Wir haben auch vorgeschlagen und haben das ja damals schon gesagt – Herr Bundesminister, ich würde mich freuen, wenn Sie als Verbündeter gewonnen werden könnten –, daß wir uns, wenn wir schon ein Reorganisationsgesetz beschließen, auf der anderen Seite auch zumindest der Frage der Eigenkapitalausstattung – bei der Tourismuswirtschaft ist das eine wesentliche Frage – und der stillen Reserven widmen müssen. Es ist undenkbar, bezüglich der stillen Reserven in den Tourismusbetrieben – auch bei den gesunden und auch bei jenen, die eine Chance haben zu überleben, also bei diesen ersten zwei Dritteln – keine Vorkehrungen zu treffen, wenn wir nicht eine Flut solcher Anträge oder Verfahren haben wollen. Ob das nun Euro-Eröffnungsbilanzgesetz heißt oder ob das eine andere Maßnahme ist, das sei dahingestellt. Wir sind zu jeder Schandtat bereit, meine Damen und Herren, aber wir sollten es auf jeden Fall ernst nehmen und nicht augenzwinkernd sagen: Na ja, er hat zwar nicht die Formalerfordernisse, eigentlich müßte er anmelden, aber das ist ohnehin egal, denn er hat noch stille Reserven. – Das wäre nicht so, wie wir es hier beschlossen haben.

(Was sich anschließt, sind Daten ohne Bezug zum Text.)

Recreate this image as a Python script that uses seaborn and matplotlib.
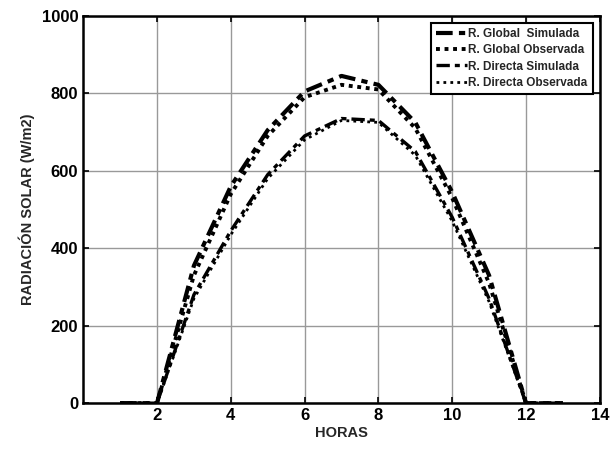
import matplotlib
matplotlib.use("Agg")
import matplotlib.pyplot as plt
import seaborn as sns
import pandas as pd

horas = [1, 2, 3, 4, 5, 6, 7, 8, 9, 10, 11, 12, 13]
global_sim = [0, 0, 355, 560, 705, 805, 845, 822, 725, 545, 330, 0, 0]
global_obs = [0, 0, 330, 540, 690, 790, 822, 810, 710, 530, 310, 0, 0]
directa_sim = [0, 0, 280, 445, 590, 690, 735, 730, 650, 480, 270, 0, 0]
directa_obs = [0, 0, 270, 435, 580, 680, 730, 725, 640, 470, 262, 0, 0]

series = {
    "R. Global  Simulada": global_sim,
    "R. Global Observada": global_obs,
    "R. Directa Simulada": directa_sim,
    "R. Directa Observada": directa_obs,
}

sns.set_theme(style="white")
plt.rcParams['font.family'] = ['Liberation Sans', 'DejaVu Sans']

fig = plt.figure(figsize=(6.12, 4.54), dpi=100)
ax = fig.add_axes([0.136, 0.112, 0.844, 0.853])

styles = {
    "R. Global  Simulada": dict(linestyle=(0, (4, 1.5, 1.5, 1.5)), linewidth=3.0),
    "R. Global Observada": dict(linestyle=(0, (1, 1.2)), linewidth=2.8),
    "R. Directa Simulada": dict(linestyle=(0, (4, 1.5, 1.5, 1.5)), linewidth=2.4),
    "R. Directa Observada": dict(linestyle=(0, (1, 1.5)), linewidth=2.0),
}

for name, vals in series.items():
    df = pd.DataFrame({"HORAS": horas, "val": vals})
    sns.lineplot(data=df, x="HORAS", y="val", ax=ax, color="black",
                 label=name, **styles[name])

ax.set_xlim(0, 14)
ax.set_ylim(0, 1000)
ax.set_xticks([2, 4, 6, 8, 10, 12, 14])
ax.set_yticks([0, 200, 400, 600, 800, 1000])
ax.grid(True, color="#999999", linewidth=1.0)
for s in ax.spines.values():
    s.set_color("black")
    s.set_linewidth(1.8)
ax.tick_params(direction="in", length=4, width=1.2, colors="black",
               labelsize=12, top=True, right=True, bottom=True, left=True)
for lbl in ax.get_xticklabels() + ax.get_yticklabels():
    lbl.set_fontweight("bold")
ax.set_xlabel("HORAS", fontsize=10.5, labelpad=2, fontweight="semibold")
ax.set_ylabel("RADIACIÓN SOLAR (W/m2)", fontsize=10.5, labelpad=5,
              fontweight="semibold")

leg = ax.legend(loc="upper right", fontsize=8.5, frameon=True, fancybox=False,
                edgecolor="black", framealpha=1, handlelength=2.6,
                handletextpad=0.1, borderpad=0.45, labelspacing=0.35,
                borderaxespad=0.6, prop={"weight": "semibold", "size": 8.5})
leg.get_frame().set_linewidth(1.5)

fig.savefig("out.png", dpi=100)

Ich glaube daher, Herr Bundesminister, daß auf drei Ebenen etwas zu geschehen hat: Ich meine, die Gemeinden müssen aufgefordert werden, sich bei der Flächenwidmung etwas zu überlegen, um den Ausstieg für betroffene Betriebe zu erleichtern. Das kann über Flächenwidmung verhindert, unmöglich gemacht werden, und ich kenne viele Fälle in Kärnten, wo das tatsächlich der Fall ist.

Ich glaube, daß die Länder noch einmal darüber nachdenken sollten, wo sie ihre Wohnbauförderungsmittel lokalisieren. Ich meine, es wäre angebracht – und ich habe das in Kärnten schon mehrfach gefordert –, daß die Länder darüber nachdenken, für einen bestimmten Zeitraum einen bestimmten Prozentsatz der ihnen für die Wohnbauförderung zur Verfügung stehenden Mittel zur Sanierung der Tourismusbetriebe einzusetzen und damit ebenfalls für die betroffenen Eigentümerfamilien einen Ausstieg zu erleichtern.

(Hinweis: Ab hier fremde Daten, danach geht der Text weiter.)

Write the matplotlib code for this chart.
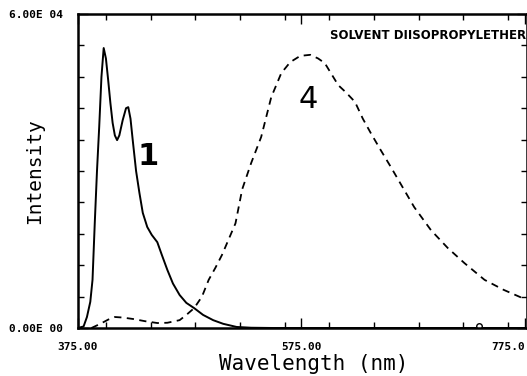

Letztendlich, Herr Bundesminister, sollten Sie mit Ihrem Kollegen Edlinger doch darüber reden, daß es nicht sinnvoll ist, von einem Betrieb eine fiktive Steuerleistung – Veräußerungserlöse oder ähnliches – zu verlangen, der sie nicht erbringen kann. Dadurch wird eine Sanierung aus diesem Aspekt, von diesem Blickwinkel her unmöglich gemacht. Ich glaube ... (Abg. Böhacker: Das sagen Sie jetzt nur, weil sich die Einkommensart ändert!)  – Richtig, weil sich die Einkommensart ändert, aus Gewerbebetrieb, Vermietung und Verpachtung. Diese Betrachtungsweise ist einfach weltfremd, und ich sehe eigentlich nicht ein, warum wir nicht rasch und verhältnismäßig einhellig eine solche Neuregelung erreichen könnten.